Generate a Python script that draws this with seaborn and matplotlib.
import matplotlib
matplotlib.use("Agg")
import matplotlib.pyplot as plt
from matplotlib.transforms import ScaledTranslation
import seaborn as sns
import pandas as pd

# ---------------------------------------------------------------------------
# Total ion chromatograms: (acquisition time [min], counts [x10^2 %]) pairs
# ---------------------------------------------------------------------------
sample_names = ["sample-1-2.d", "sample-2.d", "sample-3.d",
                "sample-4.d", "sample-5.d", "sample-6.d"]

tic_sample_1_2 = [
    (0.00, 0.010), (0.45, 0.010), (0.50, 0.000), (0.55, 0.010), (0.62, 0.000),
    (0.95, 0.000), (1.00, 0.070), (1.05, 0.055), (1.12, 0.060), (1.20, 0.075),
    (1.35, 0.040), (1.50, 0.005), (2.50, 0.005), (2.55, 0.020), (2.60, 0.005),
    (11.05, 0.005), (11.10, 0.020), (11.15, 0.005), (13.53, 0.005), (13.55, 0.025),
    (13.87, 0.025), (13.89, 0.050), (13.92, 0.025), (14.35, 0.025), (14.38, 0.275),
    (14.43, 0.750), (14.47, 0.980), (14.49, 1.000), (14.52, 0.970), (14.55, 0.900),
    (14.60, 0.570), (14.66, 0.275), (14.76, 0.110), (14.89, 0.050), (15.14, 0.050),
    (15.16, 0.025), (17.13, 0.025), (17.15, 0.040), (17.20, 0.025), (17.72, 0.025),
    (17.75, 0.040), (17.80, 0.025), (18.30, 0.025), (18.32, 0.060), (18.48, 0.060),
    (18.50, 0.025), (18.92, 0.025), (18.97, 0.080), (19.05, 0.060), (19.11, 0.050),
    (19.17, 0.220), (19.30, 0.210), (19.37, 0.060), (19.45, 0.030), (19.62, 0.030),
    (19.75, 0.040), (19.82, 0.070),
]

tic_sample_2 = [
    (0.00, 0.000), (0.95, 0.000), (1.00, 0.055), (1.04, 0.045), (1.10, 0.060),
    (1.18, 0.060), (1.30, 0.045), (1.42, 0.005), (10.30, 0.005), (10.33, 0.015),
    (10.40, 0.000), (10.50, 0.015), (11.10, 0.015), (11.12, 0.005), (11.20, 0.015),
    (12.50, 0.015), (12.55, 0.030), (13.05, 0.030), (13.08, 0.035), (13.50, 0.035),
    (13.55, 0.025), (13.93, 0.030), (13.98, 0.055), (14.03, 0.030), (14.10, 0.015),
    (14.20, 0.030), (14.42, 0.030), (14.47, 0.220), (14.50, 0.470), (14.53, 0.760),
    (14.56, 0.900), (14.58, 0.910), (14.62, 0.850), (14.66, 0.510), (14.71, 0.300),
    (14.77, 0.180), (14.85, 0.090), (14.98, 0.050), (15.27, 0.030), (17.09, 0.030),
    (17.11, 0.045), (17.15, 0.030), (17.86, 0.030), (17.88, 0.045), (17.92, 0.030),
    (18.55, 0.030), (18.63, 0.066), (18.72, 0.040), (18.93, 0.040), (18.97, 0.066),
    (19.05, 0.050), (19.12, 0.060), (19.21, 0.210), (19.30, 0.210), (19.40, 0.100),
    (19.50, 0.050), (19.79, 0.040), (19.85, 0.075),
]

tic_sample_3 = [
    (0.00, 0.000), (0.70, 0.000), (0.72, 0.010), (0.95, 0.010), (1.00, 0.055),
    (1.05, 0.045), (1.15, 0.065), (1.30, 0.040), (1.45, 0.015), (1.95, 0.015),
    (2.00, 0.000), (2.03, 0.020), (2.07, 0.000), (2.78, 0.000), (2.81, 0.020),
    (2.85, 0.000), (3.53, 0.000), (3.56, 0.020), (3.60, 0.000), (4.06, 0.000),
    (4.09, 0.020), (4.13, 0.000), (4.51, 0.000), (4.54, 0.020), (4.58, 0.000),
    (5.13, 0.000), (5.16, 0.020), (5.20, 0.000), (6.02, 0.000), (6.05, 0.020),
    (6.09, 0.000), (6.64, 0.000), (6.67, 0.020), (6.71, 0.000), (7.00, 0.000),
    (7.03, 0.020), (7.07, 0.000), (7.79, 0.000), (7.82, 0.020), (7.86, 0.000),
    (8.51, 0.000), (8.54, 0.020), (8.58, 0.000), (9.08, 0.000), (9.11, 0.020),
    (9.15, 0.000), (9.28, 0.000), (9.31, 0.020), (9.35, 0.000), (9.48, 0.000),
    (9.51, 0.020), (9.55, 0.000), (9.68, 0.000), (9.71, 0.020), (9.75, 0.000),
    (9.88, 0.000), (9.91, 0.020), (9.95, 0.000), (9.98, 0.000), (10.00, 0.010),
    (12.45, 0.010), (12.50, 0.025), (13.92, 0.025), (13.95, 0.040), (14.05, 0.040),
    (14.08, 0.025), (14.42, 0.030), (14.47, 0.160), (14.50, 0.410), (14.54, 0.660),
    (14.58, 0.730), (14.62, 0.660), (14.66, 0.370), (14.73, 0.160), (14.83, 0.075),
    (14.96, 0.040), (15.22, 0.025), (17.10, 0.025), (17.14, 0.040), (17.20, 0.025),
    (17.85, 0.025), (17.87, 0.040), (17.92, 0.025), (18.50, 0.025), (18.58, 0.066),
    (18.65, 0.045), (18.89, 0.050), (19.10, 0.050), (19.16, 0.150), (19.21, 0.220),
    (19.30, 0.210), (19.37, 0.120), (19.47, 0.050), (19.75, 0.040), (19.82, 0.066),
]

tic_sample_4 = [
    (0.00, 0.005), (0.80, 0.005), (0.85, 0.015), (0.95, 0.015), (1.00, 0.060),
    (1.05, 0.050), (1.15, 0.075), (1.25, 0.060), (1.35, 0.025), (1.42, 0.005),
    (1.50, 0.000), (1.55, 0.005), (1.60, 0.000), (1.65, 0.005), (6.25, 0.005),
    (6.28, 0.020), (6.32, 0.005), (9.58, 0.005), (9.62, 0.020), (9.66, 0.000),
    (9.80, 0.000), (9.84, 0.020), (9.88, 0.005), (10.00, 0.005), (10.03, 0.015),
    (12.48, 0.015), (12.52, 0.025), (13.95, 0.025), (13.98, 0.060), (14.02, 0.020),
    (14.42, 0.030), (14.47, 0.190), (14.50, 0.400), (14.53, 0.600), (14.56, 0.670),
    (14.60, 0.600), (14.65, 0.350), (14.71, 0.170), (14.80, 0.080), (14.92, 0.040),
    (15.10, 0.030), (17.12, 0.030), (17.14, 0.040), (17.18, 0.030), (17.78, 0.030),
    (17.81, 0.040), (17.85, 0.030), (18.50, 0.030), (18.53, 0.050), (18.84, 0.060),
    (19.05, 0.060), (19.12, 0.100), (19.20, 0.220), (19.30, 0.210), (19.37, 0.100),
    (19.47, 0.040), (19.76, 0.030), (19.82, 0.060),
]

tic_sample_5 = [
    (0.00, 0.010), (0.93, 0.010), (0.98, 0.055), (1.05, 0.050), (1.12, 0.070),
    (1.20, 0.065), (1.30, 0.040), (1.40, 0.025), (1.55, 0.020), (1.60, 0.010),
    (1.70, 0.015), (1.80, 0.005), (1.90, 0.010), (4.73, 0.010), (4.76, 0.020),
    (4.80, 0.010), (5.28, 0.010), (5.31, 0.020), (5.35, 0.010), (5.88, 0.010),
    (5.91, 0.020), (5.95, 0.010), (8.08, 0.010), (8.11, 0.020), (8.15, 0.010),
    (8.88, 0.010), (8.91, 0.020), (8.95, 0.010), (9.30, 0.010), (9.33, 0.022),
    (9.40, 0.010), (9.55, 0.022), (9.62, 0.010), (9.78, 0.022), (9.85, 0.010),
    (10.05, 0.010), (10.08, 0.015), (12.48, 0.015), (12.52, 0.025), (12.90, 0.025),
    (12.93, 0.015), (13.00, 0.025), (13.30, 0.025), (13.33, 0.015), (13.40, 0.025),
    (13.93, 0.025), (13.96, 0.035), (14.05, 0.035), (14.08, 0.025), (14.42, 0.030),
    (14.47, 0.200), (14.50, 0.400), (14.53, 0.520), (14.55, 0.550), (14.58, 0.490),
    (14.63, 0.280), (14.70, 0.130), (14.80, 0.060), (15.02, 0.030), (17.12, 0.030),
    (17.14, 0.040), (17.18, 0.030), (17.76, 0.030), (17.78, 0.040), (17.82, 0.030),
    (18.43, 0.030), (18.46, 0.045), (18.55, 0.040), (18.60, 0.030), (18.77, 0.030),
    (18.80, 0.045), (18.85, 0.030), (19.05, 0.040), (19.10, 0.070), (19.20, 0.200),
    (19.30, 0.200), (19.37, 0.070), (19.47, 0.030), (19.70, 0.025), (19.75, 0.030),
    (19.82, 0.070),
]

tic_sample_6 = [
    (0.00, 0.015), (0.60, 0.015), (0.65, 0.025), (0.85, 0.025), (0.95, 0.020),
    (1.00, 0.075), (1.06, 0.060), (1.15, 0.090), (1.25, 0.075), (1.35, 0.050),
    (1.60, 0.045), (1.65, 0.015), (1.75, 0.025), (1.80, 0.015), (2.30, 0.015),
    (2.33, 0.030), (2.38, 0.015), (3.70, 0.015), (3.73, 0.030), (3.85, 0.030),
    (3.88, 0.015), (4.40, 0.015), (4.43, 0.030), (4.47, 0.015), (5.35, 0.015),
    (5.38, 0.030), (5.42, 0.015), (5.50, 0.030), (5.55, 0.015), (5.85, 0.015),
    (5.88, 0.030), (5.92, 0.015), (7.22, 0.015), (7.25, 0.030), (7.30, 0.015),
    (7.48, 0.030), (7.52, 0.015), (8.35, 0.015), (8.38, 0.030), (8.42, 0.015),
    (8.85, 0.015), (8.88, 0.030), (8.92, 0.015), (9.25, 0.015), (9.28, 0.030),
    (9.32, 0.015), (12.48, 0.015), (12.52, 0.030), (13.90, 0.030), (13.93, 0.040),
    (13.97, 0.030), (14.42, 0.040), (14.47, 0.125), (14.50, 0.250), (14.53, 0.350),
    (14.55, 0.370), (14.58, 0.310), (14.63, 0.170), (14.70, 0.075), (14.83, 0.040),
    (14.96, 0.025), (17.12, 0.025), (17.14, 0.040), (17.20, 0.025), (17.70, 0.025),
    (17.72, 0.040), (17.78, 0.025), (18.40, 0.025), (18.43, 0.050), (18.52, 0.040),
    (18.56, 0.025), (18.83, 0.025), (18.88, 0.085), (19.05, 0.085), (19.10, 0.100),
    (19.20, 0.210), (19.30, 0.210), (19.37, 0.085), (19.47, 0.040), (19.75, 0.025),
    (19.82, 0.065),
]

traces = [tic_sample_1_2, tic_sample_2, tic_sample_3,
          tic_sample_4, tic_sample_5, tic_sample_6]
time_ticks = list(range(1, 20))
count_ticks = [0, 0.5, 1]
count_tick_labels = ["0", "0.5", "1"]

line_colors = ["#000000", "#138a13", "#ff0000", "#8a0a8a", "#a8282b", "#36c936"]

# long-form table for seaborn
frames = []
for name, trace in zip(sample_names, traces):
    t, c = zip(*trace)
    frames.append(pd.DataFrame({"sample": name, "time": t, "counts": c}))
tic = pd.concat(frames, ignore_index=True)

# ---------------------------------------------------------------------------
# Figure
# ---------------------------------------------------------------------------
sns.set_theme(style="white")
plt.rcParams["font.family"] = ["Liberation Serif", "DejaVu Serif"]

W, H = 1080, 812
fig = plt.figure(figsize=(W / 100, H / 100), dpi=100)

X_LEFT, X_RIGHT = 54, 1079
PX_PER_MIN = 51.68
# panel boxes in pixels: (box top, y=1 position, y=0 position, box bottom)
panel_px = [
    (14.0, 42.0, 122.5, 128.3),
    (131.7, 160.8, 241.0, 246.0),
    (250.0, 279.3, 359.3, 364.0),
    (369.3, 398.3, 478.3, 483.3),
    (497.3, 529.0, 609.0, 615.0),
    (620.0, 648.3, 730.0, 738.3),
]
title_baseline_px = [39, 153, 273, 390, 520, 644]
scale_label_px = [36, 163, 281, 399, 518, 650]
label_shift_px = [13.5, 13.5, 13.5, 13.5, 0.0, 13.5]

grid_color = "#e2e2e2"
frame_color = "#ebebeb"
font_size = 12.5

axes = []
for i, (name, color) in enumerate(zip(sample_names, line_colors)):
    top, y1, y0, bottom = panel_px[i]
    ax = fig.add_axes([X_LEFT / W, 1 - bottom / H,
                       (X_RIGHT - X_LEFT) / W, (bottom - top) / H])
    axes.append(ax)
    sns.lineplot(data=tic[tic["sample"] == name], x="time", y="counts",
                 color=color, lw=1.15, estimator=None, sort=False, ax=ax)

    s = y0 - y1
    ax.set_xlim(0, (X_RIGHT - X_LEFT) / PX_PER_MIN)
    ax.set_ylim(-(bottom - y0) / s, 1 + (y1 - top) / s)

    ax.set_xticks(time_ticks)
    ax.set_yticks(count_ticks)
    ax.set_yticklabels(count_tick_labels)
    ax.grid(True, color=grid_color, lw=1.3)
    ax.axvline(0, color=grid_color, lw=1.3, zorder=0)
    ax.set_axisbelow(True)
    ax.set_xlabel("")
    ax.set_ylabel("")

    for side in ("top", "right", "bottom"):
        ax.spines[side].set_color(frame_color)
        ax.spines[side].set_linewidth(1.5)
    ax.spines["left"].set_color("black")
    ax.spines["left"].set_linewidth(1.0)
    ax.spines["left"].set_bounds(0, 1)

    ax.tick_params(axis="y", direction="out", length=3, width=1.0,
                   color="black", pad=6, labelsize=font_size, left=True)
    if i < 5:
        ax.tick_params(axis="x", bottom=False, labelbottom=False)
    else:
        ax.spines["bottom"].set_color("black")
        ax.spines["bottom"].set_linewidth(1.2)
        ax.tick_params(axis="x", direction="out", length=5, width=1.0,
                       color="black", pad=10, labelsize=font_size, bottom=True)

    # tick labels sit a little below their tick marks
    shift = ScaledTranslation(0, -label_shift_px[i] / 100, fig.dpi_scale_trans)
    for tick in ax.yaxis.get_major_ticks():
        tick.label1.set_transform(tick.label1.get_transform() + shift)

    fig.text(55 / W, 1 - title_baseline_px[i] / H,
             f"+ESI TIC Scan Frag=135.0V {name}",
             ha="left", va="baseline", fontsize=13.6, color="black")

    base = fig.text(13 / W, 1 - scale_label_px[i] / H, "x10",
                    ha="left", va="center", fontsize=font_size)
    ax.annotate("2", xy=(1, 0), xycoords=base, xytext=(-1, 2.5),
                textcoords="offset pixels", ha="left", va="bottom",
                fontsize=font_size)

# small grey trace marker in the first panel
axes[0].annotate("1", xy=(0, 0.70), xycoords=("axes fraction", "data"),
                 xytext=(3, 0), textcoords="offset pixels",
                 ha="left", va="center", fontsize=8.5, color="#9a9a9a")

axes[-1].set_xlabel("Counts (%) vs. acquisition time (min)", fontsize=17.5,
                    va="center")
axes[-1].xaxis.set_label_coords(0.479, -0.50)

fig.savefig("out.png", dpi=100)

************

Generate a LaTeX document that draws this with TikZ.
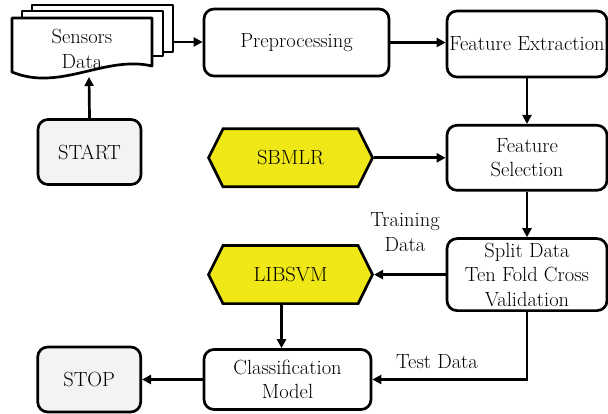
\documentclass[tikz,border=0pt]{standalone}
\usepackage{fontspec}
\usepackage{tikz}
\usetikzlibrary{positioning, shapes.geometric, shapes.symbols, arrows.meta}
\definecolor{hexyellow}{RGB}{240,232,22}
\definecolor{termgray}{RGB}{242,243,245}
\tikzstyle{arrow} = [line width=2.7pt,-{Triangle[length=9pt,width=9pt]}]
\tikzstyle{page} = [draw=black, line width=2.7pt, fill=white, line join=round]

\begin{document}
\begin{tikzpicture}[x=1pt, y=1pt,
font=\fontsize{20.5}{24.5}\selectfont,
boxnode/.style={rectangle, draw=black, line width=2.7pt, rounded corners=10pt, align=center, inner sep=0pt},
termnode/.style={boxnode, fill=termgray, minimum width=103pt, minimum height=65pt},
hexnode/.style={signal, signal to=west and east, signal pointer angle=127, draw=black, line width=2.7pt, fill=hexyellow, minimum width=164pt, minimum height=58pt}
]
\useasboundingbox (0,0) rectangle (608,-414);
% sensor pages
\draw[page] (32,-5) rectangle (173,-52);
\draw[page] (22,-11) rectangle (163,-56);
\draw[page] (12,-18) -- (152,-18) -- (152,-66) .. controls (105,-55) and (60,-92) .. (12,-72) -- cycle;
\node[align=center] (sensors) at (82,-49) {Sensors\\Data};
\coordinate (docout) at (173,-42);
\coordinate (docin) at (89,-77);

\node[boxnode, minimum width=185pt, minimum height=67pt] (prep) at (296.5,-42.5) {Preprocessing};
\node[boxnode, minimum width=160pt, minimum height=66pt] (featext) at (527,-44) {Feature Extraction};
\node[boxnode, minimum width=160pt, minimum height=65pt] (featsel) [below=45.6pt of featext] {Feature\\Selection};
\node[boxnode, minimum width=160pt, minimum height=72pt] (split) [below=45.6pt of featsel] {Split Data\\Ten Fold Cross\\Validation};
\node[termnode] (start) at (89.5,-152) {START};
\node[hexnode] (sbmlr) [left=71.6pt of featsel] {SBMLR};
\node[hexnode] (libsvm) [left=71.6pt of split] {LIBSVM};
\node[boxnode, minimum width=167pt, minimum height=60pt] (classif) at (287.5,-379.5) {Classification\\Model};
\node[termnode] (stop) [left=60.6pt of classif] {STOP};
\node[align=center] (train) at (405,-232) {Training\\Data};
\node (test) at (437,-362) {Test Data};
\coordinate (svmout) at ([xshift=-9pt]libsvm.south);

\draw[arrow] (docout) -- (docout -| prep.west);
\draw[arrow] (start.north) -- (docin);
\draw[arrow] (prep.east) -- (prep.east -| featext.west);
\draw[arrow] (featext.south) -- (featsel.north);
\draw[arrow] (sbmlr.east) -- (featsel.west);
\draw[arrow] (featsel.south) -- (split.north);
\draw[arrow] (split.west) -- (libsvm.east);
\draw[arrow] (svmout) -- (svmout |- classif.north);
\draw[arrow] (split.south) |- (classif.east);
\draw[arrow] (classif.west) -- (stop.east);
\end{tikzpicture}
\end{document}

************

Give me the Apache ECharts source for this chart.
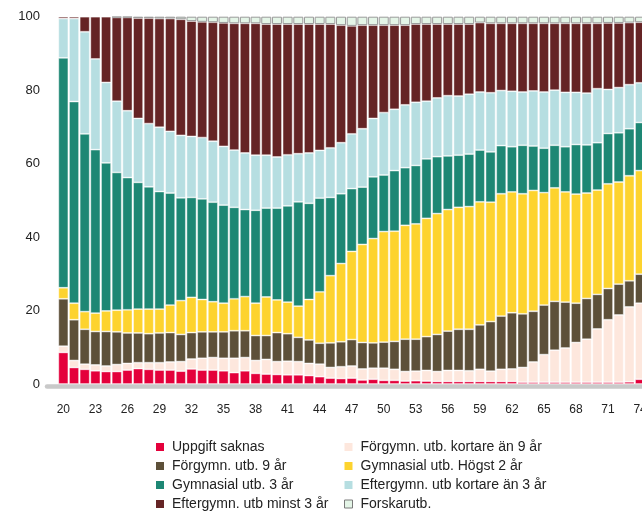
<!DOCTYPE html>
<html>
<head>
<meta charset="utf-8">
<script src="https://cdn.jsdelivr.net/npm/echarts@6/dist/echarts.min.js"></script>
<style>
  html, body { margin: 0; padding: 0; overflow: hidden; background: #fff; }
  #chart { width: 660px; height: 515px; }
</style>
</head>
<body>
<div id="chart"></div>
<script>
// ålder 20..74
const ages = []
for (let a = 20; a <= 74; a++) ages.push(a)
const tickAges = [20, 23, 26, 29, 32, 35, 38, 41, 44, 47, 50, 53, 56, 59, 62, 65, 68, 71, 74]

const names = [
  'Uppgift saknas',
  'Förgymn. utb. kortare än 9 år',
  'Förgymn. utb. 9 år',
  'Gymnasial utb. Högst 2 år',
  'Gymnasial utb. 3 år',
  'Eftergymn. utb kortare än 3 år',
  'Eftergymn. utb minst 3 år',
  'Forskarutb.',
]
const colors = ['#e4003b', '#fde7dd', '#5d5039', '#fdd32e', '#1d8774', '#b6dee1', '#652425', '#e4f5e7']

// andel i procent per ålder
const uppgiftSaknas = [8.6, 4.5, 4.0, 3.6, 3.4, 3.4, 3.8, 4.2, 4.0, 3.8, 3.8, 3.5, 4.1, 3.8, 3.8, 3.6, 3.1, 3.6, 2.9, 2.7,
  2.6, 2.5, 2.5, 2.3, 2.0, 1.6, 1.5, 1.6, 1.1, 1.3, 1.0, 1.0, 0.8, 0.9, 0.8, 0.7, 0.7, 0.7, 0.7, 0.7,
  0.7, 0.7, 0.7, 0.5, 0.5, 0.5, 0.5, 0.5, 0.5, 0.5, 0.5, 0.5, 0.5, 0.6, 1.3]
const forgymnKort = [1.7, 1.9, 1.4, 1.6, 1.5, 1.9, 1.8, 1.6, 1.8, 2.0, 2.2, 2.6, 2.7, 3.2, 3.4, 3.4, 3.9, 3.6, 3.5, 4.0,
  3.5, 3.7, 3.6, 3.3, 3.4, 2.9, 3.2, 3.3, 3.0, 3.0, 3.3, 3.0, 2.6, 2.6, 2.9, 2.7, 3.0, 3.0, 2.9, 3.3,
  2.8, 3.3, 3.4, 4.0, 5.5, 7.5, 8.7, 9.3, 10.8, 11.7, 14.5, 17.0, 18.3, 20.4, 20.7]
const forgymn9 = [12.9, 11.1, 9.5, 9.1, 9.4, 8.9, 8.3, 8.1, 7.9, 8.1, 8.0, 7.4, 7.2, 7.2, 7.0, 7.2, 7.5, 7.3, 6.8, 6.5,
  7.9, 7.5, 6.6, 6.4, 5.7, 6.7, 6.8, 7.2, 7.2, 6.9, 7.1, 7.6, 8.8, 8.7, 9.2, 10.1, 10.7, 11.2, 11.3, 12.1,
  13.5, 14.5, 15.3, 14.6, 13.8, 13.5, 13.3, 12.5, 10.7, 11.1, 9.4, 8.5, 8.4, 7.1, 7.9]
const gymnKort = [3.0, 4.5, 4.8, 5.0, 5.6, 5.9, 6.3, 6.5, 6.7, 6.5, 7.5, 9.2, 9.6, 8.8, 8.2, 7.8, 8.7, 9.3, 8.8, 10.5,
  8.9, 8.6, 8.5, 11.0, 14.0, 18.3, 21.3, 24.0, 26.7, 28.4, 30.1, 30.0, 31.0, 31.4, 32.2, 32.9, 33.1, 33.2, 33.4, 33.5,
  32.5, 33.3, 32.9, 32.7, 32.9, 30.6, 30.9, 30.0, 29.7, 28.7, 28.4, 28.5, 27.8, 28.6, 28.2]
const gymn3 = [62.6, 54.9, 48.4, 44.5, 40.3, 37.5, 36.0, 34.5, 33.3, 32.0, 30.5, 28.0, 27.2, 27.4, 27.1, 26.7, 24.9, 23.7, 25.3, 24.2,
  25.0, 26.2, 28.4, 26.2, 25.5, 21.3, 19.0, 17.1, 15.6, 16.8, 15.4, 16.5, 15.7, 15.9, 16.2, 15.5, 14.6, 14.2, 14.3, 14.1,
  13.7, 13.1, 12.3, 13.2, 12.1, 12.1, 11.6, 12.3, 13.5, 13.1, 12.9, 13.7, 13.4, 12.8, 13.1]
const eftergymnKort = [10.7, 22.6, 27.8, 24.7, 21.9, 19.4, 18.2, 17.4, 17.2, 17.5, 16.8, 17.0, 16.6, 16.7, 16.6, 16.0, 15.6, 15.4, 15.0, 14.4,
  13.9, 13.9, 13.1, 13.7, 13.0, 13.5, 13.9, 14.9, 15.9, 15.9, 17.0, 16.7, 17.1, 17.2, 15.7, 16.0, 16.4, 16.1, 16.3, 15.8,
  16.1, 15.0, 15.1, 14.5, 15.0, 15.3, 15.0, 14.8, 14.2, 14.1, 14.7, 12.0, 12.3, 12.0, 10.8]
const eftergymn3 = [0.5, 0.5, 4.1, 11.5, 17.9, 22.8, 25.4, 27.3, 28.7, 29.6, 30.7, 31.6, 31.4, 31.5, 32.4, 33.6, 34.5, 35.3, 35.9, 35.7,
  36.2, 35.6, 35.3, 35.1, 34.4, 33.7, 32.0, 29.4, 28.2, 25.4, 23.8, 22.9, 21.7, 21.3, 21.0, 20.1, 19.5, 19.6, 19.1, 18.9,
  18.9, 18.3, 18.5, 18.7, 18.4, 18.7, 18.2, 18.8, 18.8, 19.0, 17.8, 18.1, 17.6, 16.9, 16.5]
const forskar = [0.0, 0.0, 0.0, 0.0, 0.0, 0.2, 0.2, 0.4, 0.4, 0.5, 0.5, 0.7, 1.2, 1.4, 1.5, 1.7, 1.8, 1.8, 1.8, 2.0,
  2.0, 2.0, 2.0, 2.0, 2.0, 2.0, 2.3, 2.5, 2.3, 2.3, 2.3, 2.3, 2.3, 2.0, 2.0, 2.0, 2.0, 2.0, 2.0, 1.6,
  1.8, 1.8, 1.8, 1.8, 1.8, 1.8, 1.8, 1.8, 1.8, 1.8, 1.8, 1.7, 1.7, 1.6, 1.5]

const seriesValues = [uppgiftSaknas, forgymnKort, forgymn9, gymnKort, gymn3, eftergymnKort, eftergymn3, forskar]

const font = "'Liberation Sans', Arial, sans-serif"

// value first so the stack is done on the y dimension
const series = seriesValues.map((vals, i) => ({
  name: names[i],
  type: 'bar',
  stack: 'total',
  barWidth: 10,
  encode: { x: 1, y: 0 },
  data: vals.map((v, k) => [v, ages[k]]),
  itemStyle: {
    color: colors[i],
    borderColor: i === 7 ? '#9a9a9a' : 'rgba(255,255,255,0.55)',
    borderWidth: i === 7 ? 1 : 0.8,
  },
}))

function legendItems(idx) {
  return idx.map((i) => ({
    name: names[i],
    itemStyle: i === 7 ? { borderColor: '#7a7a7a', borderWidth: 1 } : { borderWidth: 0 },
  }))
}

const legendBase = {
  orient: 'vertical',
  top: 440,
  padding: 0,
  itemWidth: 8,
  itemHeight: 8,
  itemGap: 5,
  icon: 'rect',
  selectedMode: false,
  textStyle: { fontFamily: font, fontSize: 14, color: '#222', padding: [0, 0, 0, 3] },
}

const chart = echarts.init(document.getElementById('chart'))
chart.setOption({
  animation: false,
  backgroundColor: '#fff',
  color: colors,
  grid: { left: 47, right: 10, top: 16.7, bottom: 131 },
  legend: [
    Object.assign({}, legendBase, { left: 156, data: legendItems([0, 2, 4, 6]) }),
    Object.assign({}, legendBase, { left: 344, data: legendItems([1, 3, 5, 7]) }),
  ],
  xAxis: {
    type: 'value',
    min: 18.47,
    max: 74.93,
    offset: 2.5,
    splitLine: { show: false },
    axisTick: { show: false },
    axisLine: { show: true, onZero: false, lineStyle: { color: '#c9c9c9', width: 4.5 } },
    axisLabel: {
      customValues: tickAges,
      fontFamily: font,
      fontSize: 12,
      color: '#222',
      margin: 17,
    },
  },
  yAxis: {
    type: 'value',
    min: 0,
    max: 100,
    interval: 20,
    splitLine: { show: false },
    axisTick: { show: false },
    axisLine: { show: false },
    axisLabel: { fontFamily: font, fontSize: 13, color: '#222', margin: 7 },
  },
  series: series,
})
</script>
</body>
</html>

************

- **Directive**
Whichever lines contain the string "that", select and copy them.

- **The result**
Generate a Python script that draws this with seaborn and matplotlib.
Generate a LaTeX document that draws this with TikZ.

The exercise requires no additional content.